The winter snows in Chicago chased the middle-aged couple to Arizona for kinder weather. On Sunday as they explored Cave Creek, they spotted a charming little church building. On a whim, they joined the worshipers. The minister spoke with simple elegance about obedience to God. The man was so unexpectedly moved that he responded to the altar call and was baptized that day in 1971, 1700 miles from home. You know the man as Paul Harvey, the legendary radio commentator.

Years prior, it was John 3:16 that moved Harvey to place his faith in Christ. But as he explained, “Something was missing. There was a vague emptiness in my life.” That country preacher hit the mark when he called for total submission to God, with the first act of obedience being believer’s baptism. Harvey recounted, “Submission to God. I began to realize how much of me I had been holding back. Could this be the source of my uneasiness? Afterward, I cried like a baby, a kind of release I suppose.”
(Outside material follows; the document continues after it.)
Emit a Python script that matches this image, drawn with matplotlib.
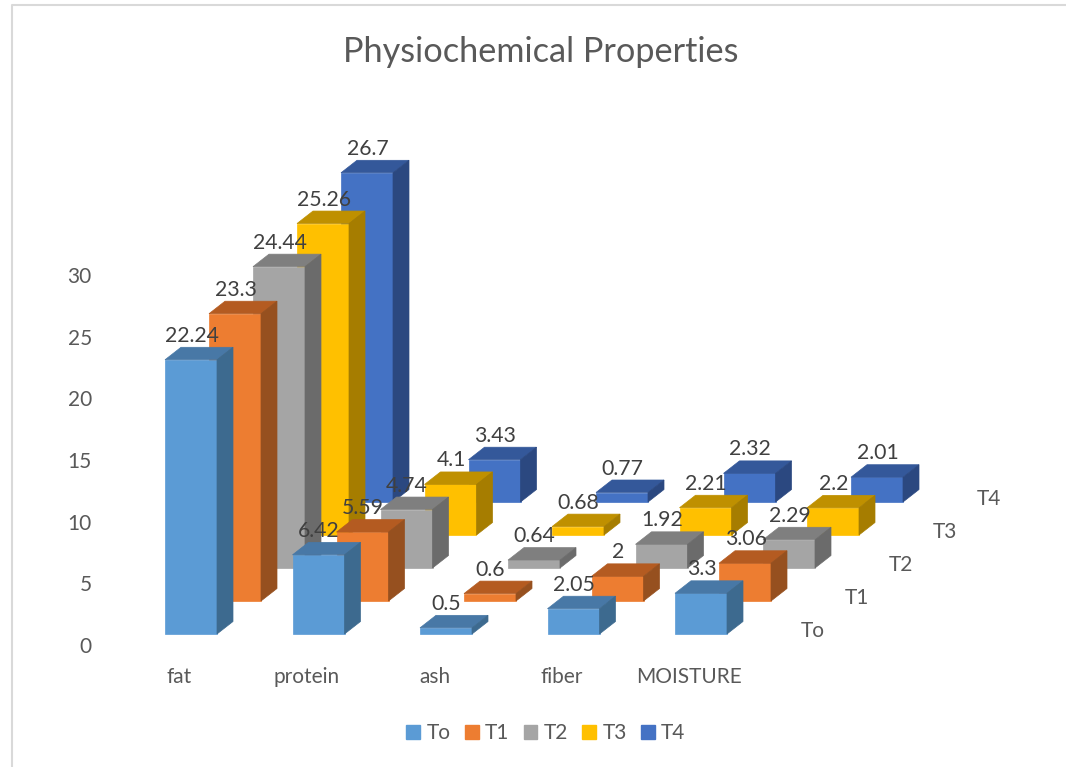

C. S. Lewis was also caught off guard. His early life was marked with the pain of losing his mother, the coldness of his grieving father, and the ravages of WWI trench warfare. As an Oxford don, he conducted an intellectual search for truth in atheism, idealism, and pantheism. He was 31 when he finally admitted that God exists, but his theism was only an intellectual position. He often engaged his Christian friends J.R.R. Tolkien and Hugo Dyson, like that long talk during a stroll on Addison’s Walk near Magdalen College one fall evening in 1931. A few days later, he realized that he believed the claims of Christ, and that long talk had much to do with it.

Zaccheus was a rich tax collector, apparently corrupt. He climbed a tree to see Jesus passing by. To his surprise, Jesus wanted to visit with him. As a result, Zaccheus was moved to make amends and Jesus declared, “Today salvation has come to this house!”

Paul Harvey was just attending church when Jesus called him to full surrender. C. S. Lewis was just riding in a motorcycle sidecar to the zoo when Jesus became believable. Zaccheus was just a Jericho paparazzi, but Jesus saved him that day. See the pattern? They were seeking something in their own way, and were startled by living Truth writ large.

The Zaccheus story concludes with, “The Son of Man has come to seek and to save that which was lost” (Luke 19:10). Just like that, you realize yours isn’t the only pursuit, since He was searching for you long before you were searching for Him.